● **Data extract**:
- - - - - - -

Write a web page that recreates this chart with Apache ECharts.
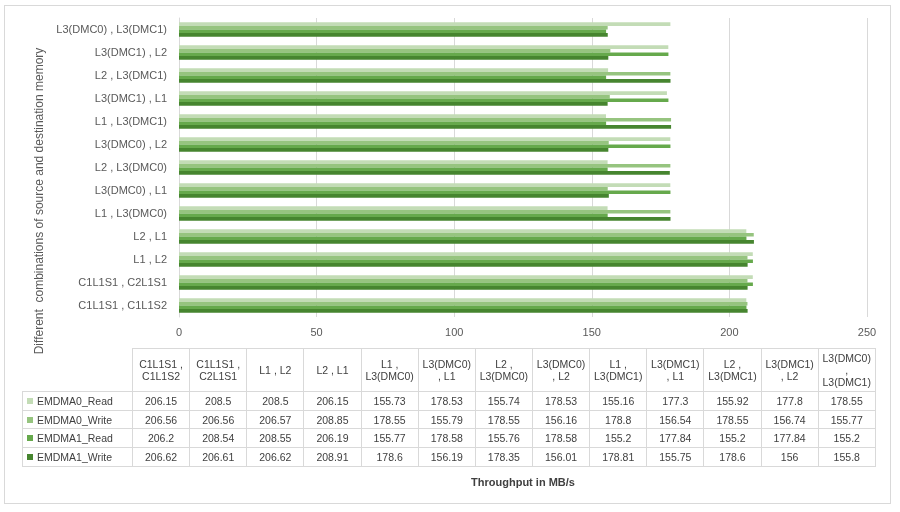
<!DOCTYPE html>
<html>
<head>
<meta charset="utf-8">
<script src="https://cdn.jsdelivr.net/npm/echarts@6/dist/echarts.min.js"></script>
<style>
  html, body { margin: 0; padding: 0; background: #fff; }
  #wrap { position: relative; width: 900px; height: 512px; overflow: hidden; font-family: "Liberation Sans", Arial, sans-serif; }
  #frame { position: absolute; left: 4px; top: 5px; width: 887px; height: 499px; border: 1px solid #d9d9d9; box-sizing: border-box; }
  #chart { position: absolute; left: 0; top: 0; width: 900px; height: 512px; }
  #tbl { position: absolute; left: 22px; top: 348px; border-collapse: collapse; table-layout: fixed; font-size: 10.5px; color: #404040; }
  #tbl td { border: 1px solid #d9d9d9; text-align: center; padding: 0 3px; line-height: 12px; }
  #tbl tr.h td { height: 42px; }
  #tbl tr.d td { height: 17.7px; }
  #tbl td.blank { border: none; }
  #tbl td.lab { text-align: left; padding-left: 4px; white-space: nowrap; }
  .key { display: inline-block; width: 6px; height: 6px; margin-right: 4px; vertical-align: 1px; }
</style>
</head>
<body>
<div id="wrap">
  <div id="frame"></div>
  <div id="chart"></div>
  <table id="tbl"></table>
</div>
<script>
const categories = ["C1L1S1 , C1L1S2", "C1L1S1 , C2L1S1", "L1 , L2", "L2 , L1", "L1 , L3(DMC0)", "L3(DMC0) , L1", "L2 , L3(DMC0)", "L3(DMC0) , L2", "L1 , L3(DMC1)", "L3(DMC1) , L1", "L2 , L3(DMC1)", "L3(DMC1) , L2", "L3(DMC0) , L3(DMC1)"];
const seriesNames = ["EMDMA0_Read", "EMDMA0_Write", "EMDMA1_Read", "EMDMA1_Write"];
const emdma0Read  = [206.15, 208.5, 208.5, 206.15, 155.73, 178.53, 155.74, 178.53, 155.16, 177.3, 155.92, 177.8, 178.55];
const emdma0Write = [206.56, 206.56, 206.57, 208.85, 178.55, 155.79, 178.55, 156.16, 178.8, 156.54, 178.55, 156.74, 155.77];
const emdma1Read  = [206.2, 208.54, 208.55, 206.19, 155.77, 178.58, 155.76, 178.58, 155.2, 177.84, 155.2, 177.84, 155.2];
const emdma1Write = [206.62, 206.61, 206.62, 208.91, 178.6, 156.19, 178.35, 156.01, 178.81, 155.75, 178.6, 156, 155.8];
const xTicks = [0, 50, 100, 150, 200, 250];
const colors = ["#c3dcb6", "#96c47f", "#66a94c", "#46852f"];
const allValues = [emdma0Read, emdma0Write, emdma1Read, emdma1Write];

// Build data table
const tbl = document.getElementById('tbl');
let html = '<colgroup><col style="width:110px">' + categories.map(() => '<col style="width:57.15px">').join('') + '</colgroup>';
html += '<tr class="h"><td class="blank"></td>' + categories.map(c => '<td>' + c + '</td>').join('') + '</tr>';
allValues.forEach((vals, i) => {
  html += '<tr class="d"><td class="lab"><span class="key" style="background:' + colors[i] + '"></span>' + seriesNames[i] + '</td>' +
    vals.map(v => '<td>' + v + '</td>').join('') + '</tr>';
});
tbl.innerHTML = html;

const chart = echarts.init(document.getElementById('chart'));
chart.setOption({
  animation: false,
  textStyle: { fontFamily: 'Liberation Sans, Arial, sans-serif' },
  grid: { left: 179, right: 33, top: 18, bottom: 195, containLabel: false },
  xAxis: {
    type: 'value', min: xTicks[0], max: xTicks[xTicks.length - 1], interval: 50,
    axisLine: { show: false }, axisTick: { show: false },
    axisLabel: { color: '#595959', fontSize: 11, margin: 10 },
    splitLine: { lineStyle: { color: '#d9d9d9' } }
  },
  yAxis: {
    type: 'category', data: categories,
    axisLine: { lineStyle: { color: '#d9d9d9' } }, axisTick: { show: false },
    axisLabel: { color: '#595959', fontSize: 11, margin: 12 }
  },
  series: seriesNames.map((n, i) => ({
    name: n, type: 'bar', data: allValues[i],
    barWidth: 3.6, barGap: '0%',
    itemStyle: { color: colors[i] }
  })),
  graphic: [
    { type: 'text', x: 40, y: 201, rotation: Math.PI / 2,
      style: { text: 'Different  combinations of source and destination memory', fill: '#595959', font: '12px Liberation Sans, Arial, sans-serif', textAlign: 'center', textVerticalAlign: 'middle' } },
    { type: 'text', x: 523, y: 483,
      style: { text: 'Throughput in MB/s', fill: '#404040', font: 'bold 11px Liberation Sans, Arial, sans-serif', textAlign: 'center', textVerticalAlign: 'middle' } }
  ]
});
</script>
</body>
</html>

- - - - - - -

● **Written exercise**: Quote the preceding listing precisely and completely, omitting its images.

● **Exercise result**:
Write a web page that recreates this chart with Apache ECharts.
<!DOCTYPE html>
<html>
<head>
<meta charset="utf-8">
<script src="https://cdn.jsdelivr.net/npm/echarts@6/dist/echarts.min.js"></script>
<style>
  html, body { margin: 0; padding: 0; background: #fff; }
  #wrap { position: relative; width: 900px; height: 512px; overflow: hidden; font-family: "Liberation Sans", Arial, sans-serif; }
  #frame { position: absolute; left: 4px; top: 5px; width: 887px; height: 499px; border: 1px solid #d9d9d9; box-sizing: border-box; }
  #chart { position: absolute; left: 0; top: 0; width: 900px; height: 512px; }
  #tbl { position: absolute; left: 22px; top: 348px; border-collapse: collapse; table-layout: fixed; font-size: 10.5px; color: #404040; }
  #tbl td { border: 1px solid #d9d9d9; text-align: center; padding: 0 3px; line-height: 12px; }
  #tbl tr.h td { height: 42px; }
  #tbl tr.d td { height: 17.7px; }
  #tbl td.blank { border: none; }
  #tbl td.lab { text-align: left; padding-left: 4px; white-space: nowrap; }
  .key { display: inline-block; width: 6px; height: 6px; margin-right: 4px; vertical-align: 1px; }
</style>
</head>
<body>
<div id="wrap">
  <div id="frame"></div>
  <div id="chart"></div>
  <table id="tbl"></table>
</div>
<script>
const categories = ["C1L1S1 , C1L1S2", "C1L1S1 , C2L1S1", "L1 , L2", "L2 , L1", "L1 , L3(DMC0)", "L3(DMC0) , L1", "L2 , L3(DMC0)", "L3(DMC0) , L2", "L1 , L3(DMC1)", "L3(DMC1) , L1", "L2 , L3(DMC1)", "L3(DMC1) , L2", "L3(DMC0) , L3(DMC1)"];
const seriesNames = ["EMDMA0_Read", "EMDMA0_Write", "EMDMA1_Read", "EMDMA1_Write"];
const emdma0Read  = [206.15, 208.5, 208.5, 206.15, 155.73, 178.53, 155.74, 178.53, 155.16, 177.3, 155.92, 177.8, 178.55];
const emdma0Write = [206.56, 206.56, 206.57, 208.85, 178.55, 155.79, 178.55, 156.16, 178.8, 156.54, 178.55, 156.74, 155.77];
const emdma1Read  = [206.2, 208.54, 208.55, 206.19, 155.77, 178.58, 155.76, 178.58, 155.2, 177.84, 155.2, 177.84, 155.2];
const emdma1Write = [206.62, 206.61, 206.62, 208.91, 178.6, 156.19, 178.35, 156.01, 178.81, 155.75, 178.6, 156, 155.8];
const xTicks = [0, 50, 100, 150, 200, 250];
const colors = ["#c3dcb6", "#96c47f", "#66a94c", "#46852f"];
const allValues = [emdma0Read, emdma0Write, emdma1Read, emdma1Write];

// Build data table
const tbl = document.getElementById('tbl');
let html = '<colgroup><col style="width:110px">' + categories.map(() => '<col style="width:57.15px">').join('') + '</colgroup>';
html += '<tr class="h"><td class="blank"></td>' + categories.map(c => '<td>' + c + '</td>').join('') + '</tr>';
allValues.forEach((vals, i) => {
  html += '<tr class="d"><td class="lab"><span class="key" style="background:' + colors[i] + '"></span>' + seriesNames[i] + '</td>' +
    vals.map(v => '<td>' + v + '</td>').join('') + '</tr>';
});
tbl.innerHTML = html;

const chart = echarts.init(document.getElementById('chart'));
chart.setOption({
  animation: false,
  textStyle: { fontFamily: 'Liberation Sans, Arial, sans-serif' },
  grid: { left: 179, right: 33, top: 18, bottom: 195, containLabel: false },
  xAxis: {
    type: 'value', min: xTicks[0], max: xTicks[xTicks.length - 1], interval: 50,
    axisLine: { show: false }, axisTick: { show: false },
    axisLabel: { color: '#595959', fontSize: 11, margin: 10 },
    splitLine: { lineStyle: { color: '#d9d9d9' } }
  },
  yAxis: {
    type: 'category', data: categories,
    axisLine: { lineStyle: { color: '#d9d9d9' } }, axisTick: { show: false },
    axisLabel: { color: '#595959', fontSize: 11, margin: 12 }
  },
  series: seriesNames.map((n, i) => ({
    name: n, type: 'bar', data: allValues[i],
    barWidth: 3.6, barGap: '0%',
    itemStyle: { color: colors[i] }
  })),
  graphic: [
    { type: 'text', x: 40, y: 201, rotation: Math.PI / 2,
      style: { text: 'Different  combinations of source and destination memory', fill: '#595959', font: '12px Liberation Sans, Arial, sans-serif', textAlign: 'center', textVerticalAlign: 'middle' } },
    { type: 'text', x: 523, y: 483,
      style: { text: 'Throughput in MB/s', fill: '#404040', font: 'bold 11px Liberation Sans, Arial, sans-serif', textAlign: 'center', textVerticalAlign: 'middle' } }
  ]
});
</script>
</body>
</html>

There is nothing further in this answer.